Tuesday, September 18, 2012

Obama Administration Angry At Judge For Striking Down Indefinite Detention

In a move supported by the CATO Institute and the American Civil Liberties Union, a federal judge from the U. S. Second Circuit struck down provisions allowing indefinite detention of American citizens without trial.

Obama appointee Katherine Forrest in the Second Circuit argued that the provision violated the First Amendment, as well as guarantees of due process.  The Department of Justice countered by calling the ruling "unprecedented" and  simply reasserted the 2001 act authorizing the use of force in the War on Terror.  This would seem to be less of an argument against Judge Forrest and more of a preparation for arguments in front of Republican appointed judges later on.

Forrest found the definition of who was subject to be detained frighteningly broad. According to the argument of plaintiffs Noam Chomsky and reporter Chris Hedges, any activist or reporter who is peripherally associated with a suspect group could face detention.  The government argued that neither Chomsky nor Hedges were likely to face detention in the near future. Meanwhile, Republican Senator Rand Paul has observed that people storing up seven days worth of food could be considered terrorists and detained.

Indefinite detention has met with strong opposition from across the political spectrum.  Reason magazine warns that opposition to such measures must begin immediately.  Waiting until someone is actually detained gives the law a chance to become a "new normal."  At that point it would be much more difficult to remove. 

The ACLU stated at the time of passage last December that "the statute is particularly dangerous because it has no temporal or geographic limitations, and can be used by this and future presidents to militarily detain people captured far from any battlefield.”

NDAA provisions have some precedent in the detention of Confederate soldiers during the Civil War.  Others have pointed out the mass imprisonment of Japanese civilians in the 1940s.  Keeping Confederate soldiers in prison camps did take place during a time of recognized rebellion when the civil courts were officially non functional.  Although the Supreme Court in 1944 upheld the Japanese detentions, the Department of Justice, under Obama strangely enough, stated that the judgement was in error.  As a result, they could not use Korematsu v United States as a buttress of their NDAA case. 

Indefinite detention in one way is a very serious assumption of power by the government that violates the First, Fifth, and Sixth Amendments, as well as possibly the 14th depending upon the application.  In another sense, however, it is so weak in potential use against American citizens that the government's zeal to fight on its behalf looks like a waste of time.

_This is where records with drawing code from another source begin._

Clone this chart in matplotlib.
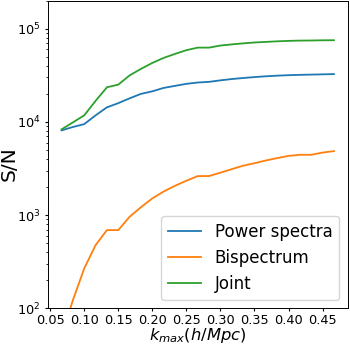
import numpy as np
from matplotlib import pyplot as plt

# k_max values (h/Mpc)
kmax = [0.0667, 0.0833, 0.1000, 0.1167, 0.1333, 0.1500, 0.1667, 0.1833,
        0.2000, 0.2167, 0.2333, 0.2500, 0.2667, 0.2833, 0.3000, 0.3167,
        0.3333, 0.3500, 0.3667, 0.3833, 0.4000, 0.4167, 0.4333, 0.4500,
        0.4667]

power_sn = [8100, 8800, 9450, 11740, 14300, 15860, 17870, 19950,
            21240, 23120, 24300, 25550, 26400, 26840, 27860, 28760,
            29500, 30200, 30800, 31260, 31650, 31900, 32100, 32300,
            32500]

bispec_sn = [50, 122, 268, 477, 690, 690, 960, 1215,
             1510, 1790, 2060, 2335, 2620, 2620, 2850, 3110,
             3380, 3600, 3850, 4080, 4310, 4430, 4430, 4680,
             4850]

joint_sn = [8300, 9860, 11740, 16790, 23470, 25060, 31500, 36960,
            42850, 48500, 53550, 58660, 62500, 62500, 65800, 67700,
            69400, 70960, 71950, 73050, 73800, 74330, 74500, 74900,
            75000]

fig = plt.figure(figsize=(3.5, 3.47), dpi=100)
ax = fig.add_axes([0.137, 0.1115, 0.856, 0.887])

ax.plot(kmax, power_sn, label="Power spectra", lw=1.3)
ax.plot(kmax, bispec_sn, label="Bispectrum", lw=1.3)
ax.plot(kmax, joint_sn, label="Joint", lw=1.3)

ax.set_yscale("log")
ax.set_ylim(100, 2e5)
ax.set_xticks([0.05, 0.10, 0.15, 0.20, 0.25, 0.30, 0.35, 0.40, 0.45])
ax.set_xticklabels(["0.05", "0.10", "0.15", "0.20", "0.25", "0.30", "0.35", "0.40", "0.45"])
ax.tick_params(which="major", labelsize=9.3, length=2.3)
ax.tick_params(which="minor", length=1.4)
ax.tick_params(axis="x", pad=2)
ax.tick_params(axis="y", pad=3)
for s in ax.spines.values():
    s.set_linewidth(0.7)

ax.set_xlabel(r"$k_{max}(h/Mpc)$", fontsize=11.8)
ax.set_ylabel("S/N", fontsize=14.5)
ax.xaxis.set_label_coords(0.5, -0.057)
ax.yaxis.set_label_coords(-0.098, 0.469)
ax.legend(loc="lower right", fontsize=12)

fig.savefig("out.png", dpi=100)
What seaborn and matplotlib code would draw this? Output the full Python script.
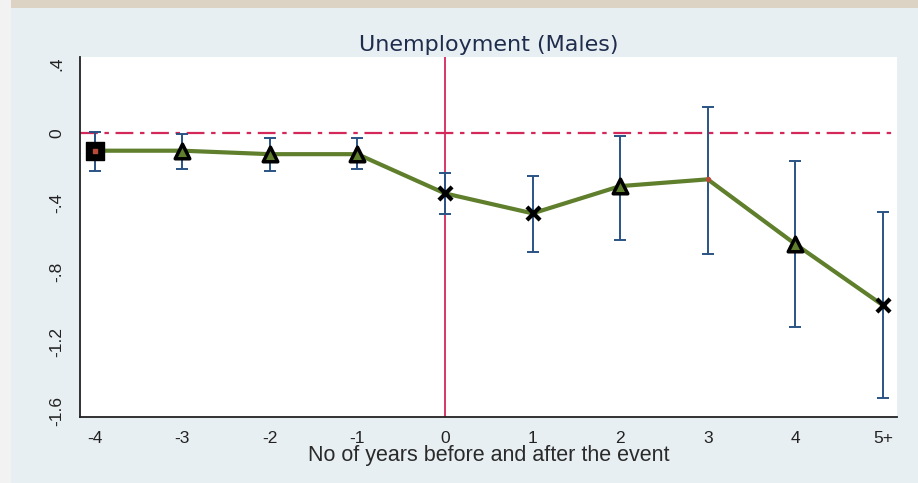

The Constitution recognizes every citizen's right to appeal to the courts for a writ of habeas corpus.  This writ evolved in England during the Middle Ages as a response to the power of the king to jail an individual indefinitely.  In 1689, only the legislative branch was recognized as having the power to suspend this writ in the specifically mandated times of invasion or rebellion.  Certainly the president can detain a person under NDAA.  And that person would be released the very next day by a judge unless a rebellion or invasion takes place.  

While is is right for CATO and the ACLU to fight this law, one should also recognize its inherent uselessness.  The Constitution already provides for legal indefinite detention in very well defined situations while restricting it under any other conditions.